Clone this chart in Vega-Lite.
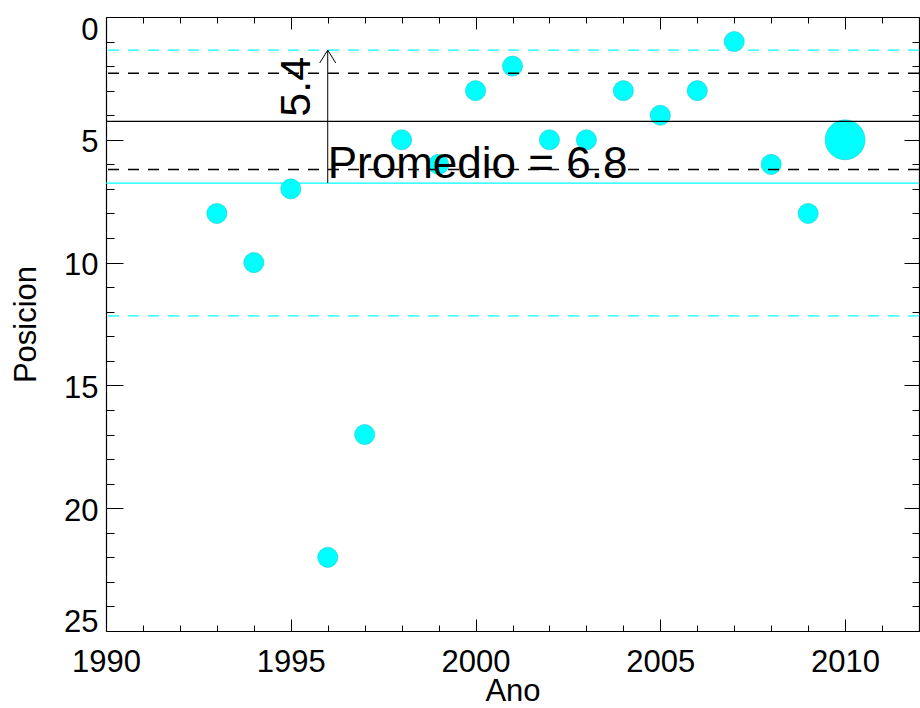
{
  "$schema": "https://vega.github.io/schema/vega-lite/v6.json",
  "autosize": "none",
  "width": 813,
  "height": 614,
  "padding": {"left": 106, "top": 17, "right": 1, "bottom": 77},
  "background": "white",
  "config": {
    "view": {"stroke": null},
    "axis": {
      "grid": false,
      "domainColor": "#000000",
      "domainWidth": 1.2,
      "tickColor": "#000000",
      "tickWidth": 1,
      "labelFont": "Liberation Sans",
      "labelFontSize": 31,
      "labelColor": "#000000",
      "titleFont": "Liberation Sans",
      "titleFontSize": 31,
      "titleFontWeight": "normal",
      "titleColor": "#000000",
      "labelOverlap": false,
      "labelBound": false,
      "labelFlush": false
    },
    "text": {"font": "Liberation Sans"}
  },
  "datasets": {
    "puntos": [
      {"ano": 1993, "posicion": 8, "tipo": "anterior"},
      {"ano": 1994, "posicion": 10, "tipo": "anterior"},
      {"ano": 1995, "posicion": 7, "tipo": "anterior"},
      {"ano": 1996, "posicion": 22, "tipo": "anterior"},
      {"ano": 1997, "posicion": 17, "tipo": "anterior"},
      {"ano": 1998, "posicion": 5, "tipo": "anterior"},
      {"ano": 1999, "posicion": 6, "tipo": "anterior"},
      {"ano": 2000, "posicion": 3, "tipo": "anterior"},
      {"ano": 2001, "posicion": 2, "tipo": "anterior"},
      {"ano": 2002, "posicion": 5, "tipo": "anterior"},
      {"ano": 2003, "posicion": 5, "tipo": "anterior"},
      {"ano": 2004, "posicion": 3, "tipo": "anterior"},
      {"ano": 2005, "posicion": 4, "tipo": "anterior"},
      {"ano": 2006, "posicion": 3, "tipo": "anterior"},
      {"ano": 2007, "posicion": 1, "tipo": "anterior"},
      {"ano": 2008, "posicion": 6, "tipo": "anterior"},
      {"ano": 2009, "posicion": 8, "tipo": "anterior"},
      {"ano": 2010, "posicion": 5, "tipo": "actual"}
    ],
    "niveles": [
      {"nivel": 6.76, "serie": "promedio"},
      {"nivel": 1.35, "serie": "promedio ± sigma"},
      {"nivel": 12.17, "serie": "promedio ± sigma"},
      {"nivel": 4.25, "serie": "reciente"},
      {"nivel": 2.29, "serie": "reciente ± sigma"},
      {"nivel": 6.21, "serie": "reciente ± sigma"}
    ],
    "flecha": [
      {"ano": 1996, "desde": 6.76, "hasta": 1.35}
    ],
    "promedio": [
      {"ano": 1996, "posicion": 6.76, "texto": "Promedio = 6.8"}
    ],
    "sigma": [
      {"ano": 1996, "posicion": 4.06, "texto": "5.4"}
    ]
  },
  "resolve": {"axis": {"x": "independent", "y": "independent"}},
  "layer": [
    {
      "data": {"name": "puntos"},
      "mark": {"type": "point", "filled": true, "color": "#00ffff", "stroke": "#20c8c8", "strokeWidth": 0.6, "opacity": 1},
      "encoding": {
        "x": {
          "field": "ano", "type": "quantitative",
          "scale": {"domain": [1990, 2012], "nice": false, "zero": false},
          "axis": {
            "orient": "bottom",
            "title": "Ano",
            "values": [1990,1991,1992,1993,1994,1995,1996,1997,1998,1999,2000,2001,2002,2003,2004,2005,2006,2007,2008,2009,2010,2011,2012],
            "format": "d",
            "labelExpr": "datum.value % 5 === 0 ? datum.label : ''",
            "tickSize": {"condition": {"test": "datum.value % 5 === 0", "value": -12}, "value": -6},
            "labelPadding": 28,
            "titleBaseline": "alphabetic",
            "titleY": 69
          }
        },
        "y": {
          "field": "posicion", "type": "quantitative",
          "scale": {"domain": [0, 25], "nice": false, "zero": false, "reverse": true},
          "axis": {
            "orient": "left",
            "title": "Posicion",
            "values": [0,1,2,3,4,5,6,7,8,9,10,11,12,13,14,15,16,17,18,19,20,21,22,23,24,25],
            "format": "d",
            "labelExpr": "datum.value % 5 === 0 ? datum.label : ''",
            "tickSize": {"condition": {"test": "datum.value % 5 === 0", "value": -17}, "value": -8},
            "labelPadding": 25,
            "labelBaseline": "alphabetic",
            "labelOffset": {"condition": [{"test": "datum.value === 0", "value": 22}, {"test": "datum.value === 25", "value": 0}], "value": 12},
            "titleBaseline": "alphabetic",
            "titleX": -71
          }
        },
        "size": {
          "field": "tipo", "type": "ordinal",
          "scale": {"domain": ["anterior", "actual"], "range": [405, 1590]},
          "legend": null
        }
      }
    },
    {
      "data": {"name": "niveles"},
      "mark": {"type": "rule", "strokeWidth": 1.3},
      "encoding": {
        "y": {
          "field": "nivel", "type": "quantitative",
          "axis": {
            "orient": "right",
            "title": null,
            "labels": false,
            "values": [0,1,2,3,4,5,6,7,8,9,10,11,12,13,14,15,16,17,18,19,20,21,22,23,24,25],
            "tickSize": {"condition": {"test": "datum.value % 5 === 0", "value": -15}, "value": -7}
          }
        },
        "color": {
          "field": "serie", "type": "nominal",
          "scale": {"domain": ["promedio", "promedio ± sigma", "reciente", "reciente ± sigma"], "range": ["#00ffff", "#00ffff", "#000000", "#000000"]},
          "legend": null
        },
        "strokeDash": {
          "field": "serie", "type": "nominal",
          "scale": {"domain": ["promedio", "promedio ± sigma", "reciente", "reciente ± sigma"], "range": [[1, 0], [11, 9], [1, 0], [11, 9]]},
          "legend": null
        }
      }
    },
    {
      "data": {"name": "flecha"},
      "mark": {"type": "rule", "color": "#000000", "strokeWidth": 1},
      "encoding": {
        "x": {
          "field": "ano", "type": "quantitative",
          "axis": {
            "orient": "top",
            "title": null,
            "labels": false,
            "values": [1990,1991,1992,1993,1994,1995,1996,1997,1998,1999,2000,2001,2002,2003,2004,2005,2006,2007,2008,2009,2010,2011,2012],
            "tickSize": {"condition": {"test": "datum.value % 5 === 0", "value": -12}, "value": -6}
          }
        },
        "y": {"field": "desde", "type": "quantitative", "axis": null},
        "y2": {"field": "hasta"}
      }
    },
    {
      "data": {"name": "flecha"},
      "mark": {"type": "point", "shape": "M-1,1.6L0,0L1,1.6", "filled": false, "stroke": "#000000", "strokeWidth": 1, "size": 256, "opacity": 1},
      "encoding": {
        "x": {"field": "ano", "type": "quantitative", "axis": null},
        "y": {"field": "hasta", "type": "quantitative", "axis": null}
      }
    },
    {
      "data": {"name": "promedio"},
      "mark": {"type": "text", "align": "left", "baseline": "alphabetic", "fontSize": 44, "color": "#000000", "dx": 0, "dy": -5},
      "encoding": {
        "x": {"field": "ano", "type": "quantitative", "axis": null},
        "y": {"field": "posicion", "type": "quantitative", "axis": null},
        "text": {"field": "texto"}
      }
    },
    {
      "data": {"name": "sigma"},
      "mark": {"type": "text", "align": "left", "baseline": "alphabetic", "angle": 270, "fontSize": 43, "color": "#000000", "dx": 0, "dy": -18},
      "encoding": {
        "x": {"field": "ano", "type": "quantitative", "axis": null},
        "y": {"field": "posicion", "type": "quantitative", "axis": null},
        "text": {"field": "texto"}
      }
    }
  ]
}
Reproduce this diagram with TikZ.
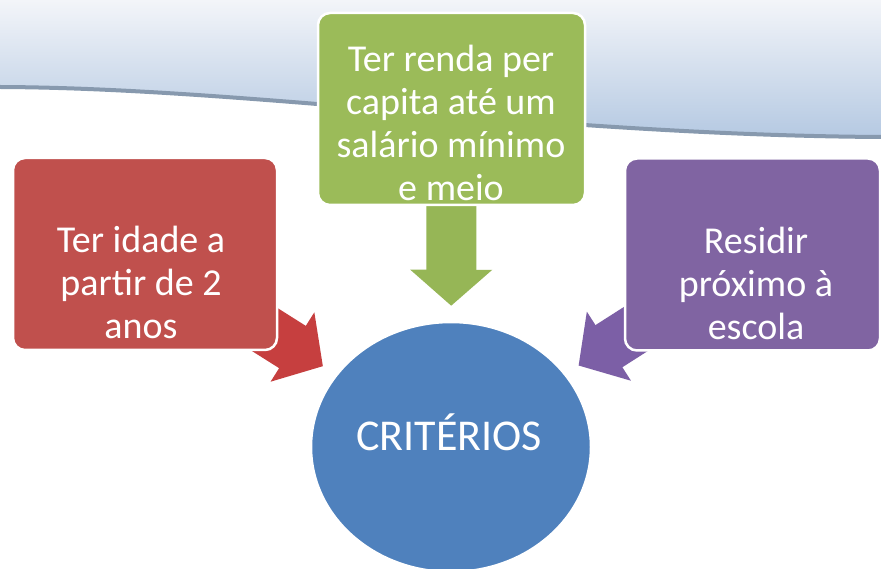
\documentclass[tikz,border=0pt]{standalone}
\usepackage{fontspec}
\setmainfont{Carlito}
\usetikzlibrary{arrows.meta, shapes.geometric, positioning}
\definecolor{critRed}{HTML}{C0504D}
\definecolor{critGreen}{HTML}{9BBB59}
\definecolor{critPurple}{HTML}{8064A2}
\definecolor{critBlue}{HTML}{4F81BD}
\definecolor{arrowRed}{HTML}{C63F3F}
\definecolor{arrowGreen}{HTML}{96B656}
\definecolor{arrowPurple}{HTML}{7C5FA6}
\definecolor{waveTop}{HTML}{F3F5F9}
\definecolor{waveBottom}{HTML}{B5C9E2}
\definecolor{waveEdge}{HTML}{8799AE}
\pgfdeclarelayer{back}
\pgfdeclarelayer{feed}
\pgfsetlayers{back,feed,main}
\tikzset{
    critBox/.style={rectangle, rounded corners=12pt, draw=white, line width=2.5pt, minimum width=264pt, minimum height=192pt, inner sep=0pt},
    critCircle/.style={ellipse, draw=white, line width=2.5pt, fill=critBlue, minimum width=280pt, minimum height=250pt, inner sep=0pt},
    boxText/.style={text=white, align=center, inner sep=0pt, font=\fontsize{38}{43}\selectfont},
    feedArrow/.style={line width=50pt, -{Triangle[length=36pt, width=80pt]}, shorten >=15pt},
}
\newcommand{\drawFeed}[3]{
    % seta larga que passa por baixo da caixa
    \begin{pgfonlayer}{feed}
    \draw[feedArrow, color=#3] (#1.center) -- (#2);
    \end{pgfonlayer}
}
\begin{document}
\begin{tikzpicture}[x=1pt, y=-1pt]

        \useasboundingbox (0,0) rectangle (881,569);
        \begin{pgfonlayer}{back}
        \fill[white] (0,0) rectangle (881,569);
        \shade[top color=waveTop, bottom color=waveBottom] (0,0) -- (881,0) -- (881,137) .. controls (550,135) and (250,88) .. (0,87) -- cycle;
        \draw[waveEdge, line width=4pt] (0,87) .. controls (250,88) and (550,135) .. (881,137);
        \end{pgfonlayer}

        \node[critBox, fill=critRed] (idade) at (145,254) {};
        \node[critBox, fill=critGreen, minimum width=267pt] (renda) at (451.5,109) {};
        \node[critBox, fill=critPurple, minimum width=255pt] (escola) at (752.5,254.5) {};
        \node[critCircle] (crit) at (451,447) {};

        \node[boxText] (idadeTxt) at (141,282) {Ter idade a\\partir de 2\\anos};
        \node[boxText] (rendaTxt) at (451,123) {Ter renda per\\capita até um\\salário mínimo\\e meio};
        \node[boxText] (escolaTxt) at (756,283) {Residir\\próximo à\\escola};
        \node[text=white, font=\fontsize{44}{50}\selectfont, anchor=base] (critTxt) at (449,450) {CRITÉRIOS};

        \drawFeed{idade}{crit}{arrowRed}
        \drawFeed{renda}{crit}{arrowGreen}
        \drawFeed{escola}{crit}{arrowPurple}

    \end{tikzpicture}
\end{document}
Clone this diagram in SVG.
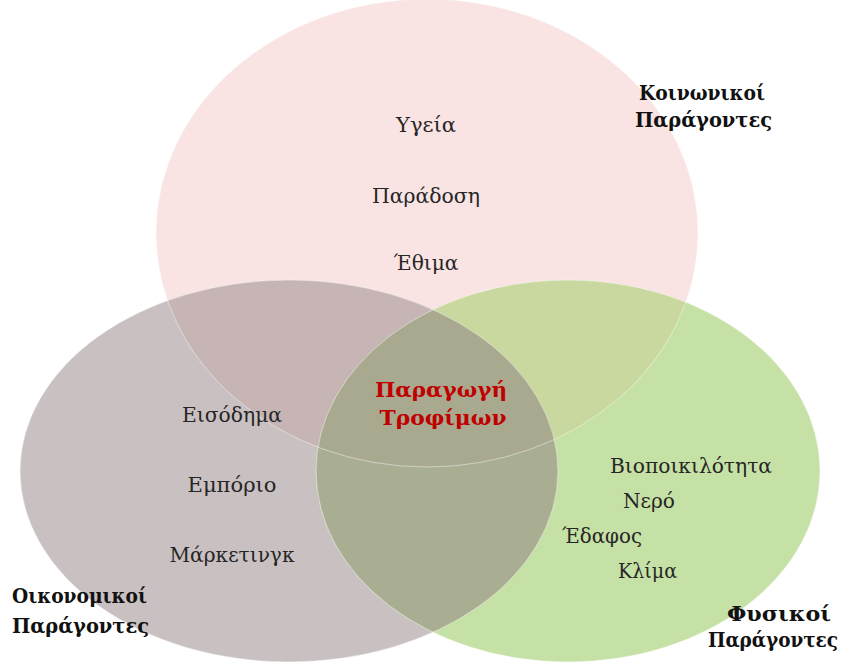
● ● ● ● ● ● ●
- Written problem
List every line above that holds the word "diagram".

- Final answer
Reproduce this diagram with TikZ.
Clone this diagram in SVG.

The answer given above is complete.